I agree with you, this is too risky with 16TB drives. It’s off the table.

Exard3k · May 20, 2023, 10:55am

Yeah. Spin up some TrueNAS VM with like 16 disks and test this out, including resilver and replace. I didn’t bother doing it yet for dRaid, but that’s what I would do. Keep track of zpool status to see progress behind the scenes. If you use 64GB+ virtual disks, time difference in resilver will be well measurable.
Doing this in a test environment gives practice and confidence in using it. And you can also test other configs like dRaid:8d:2s:12c for RAIDZ1 with two vdevs.

And with dRaid, all 12 disks are running and working. You can have 2 disk failures and pool is still ONLINE and only degrades after the 3rd disk fails. I really like the sequential resilver feature. This is what is used for resilvering mirrors and is very fast compared to RAIDZ. And zed automatically kicks in the distributed spare just like autoreplace=on.

Keep us updated

H-i-v-e · May 20, 2023, 11:24am

I will certainly do that.

I just send out a request for a quote on a 2U server. 24 LFF drives would give me the opportunity to use the two vdev raidz2 setup plus hotspares and even add a third vdev later on if I’d require more space.

thro · May 20, 2023, 12:45pm

500 miles is only a weekend road trip I’d still be tempted to run 2x raidz2 with no spares but that’s me.
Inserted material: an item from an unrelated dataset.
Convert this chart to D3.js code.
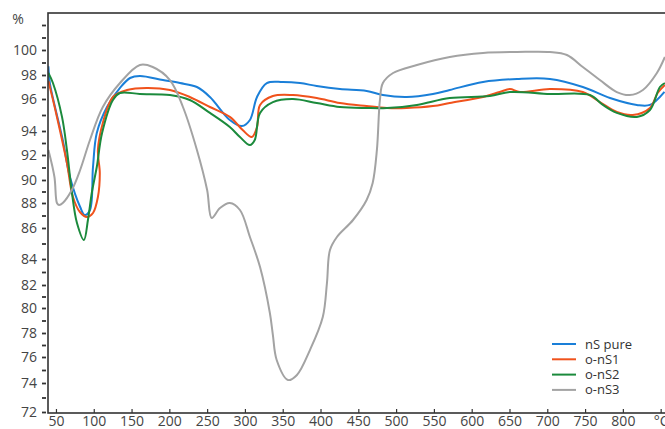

Again though - what’s the expected workload? If its just dumb file store (e.g., ftp site, archive location, etc.) then multiple VDEVs are less important. But if its expected to perform for many concurrent users or processes… single vdev will hurt.

Which leads to another factor:
What are the consequences of pool loss? If its going to lose money and restore time is either long or (heaven forbid) not possible (due to no backups) then definitely go for hot spares or as above raidz3.

Are you using 16 TB drives due to sweet spot cost, or do you need all that capacity?

If the array is going to be running half empty, ZFS re-silvers only need to do the consumed space (not full disk like traditional raid)… rebuild times will be a lot quicker.

Exard3k · May 20, 2023, 12:56pm

Just tested this. TrueNAS doesn’t support dRaid yet. You can’t do anything in the GUI but zpool create in CLI works, but the GUI bugs out after that. So if you want a fancy GUI, you’re out of luck.
Pool didn’t auto-import and had to manually import it on reboot.
Also zed didn’t kick in the spare after I pulled a drive. Don’t use TrueNAS with this.

Update:
Proxmox does fine and works as intended. Did two successful disk failures and replace. dRaid lists as degraded as long as a spare is used and not yet replaced. This is visually unappealing but normal for spares.

Initial sequential resilver was like 6 seconds. Replace and healing resilver took like 6 times as long. I was using 32GB disks (qcow2 on NVMe) and pool at 70% cap. So not really helpful, but a noticeable difference.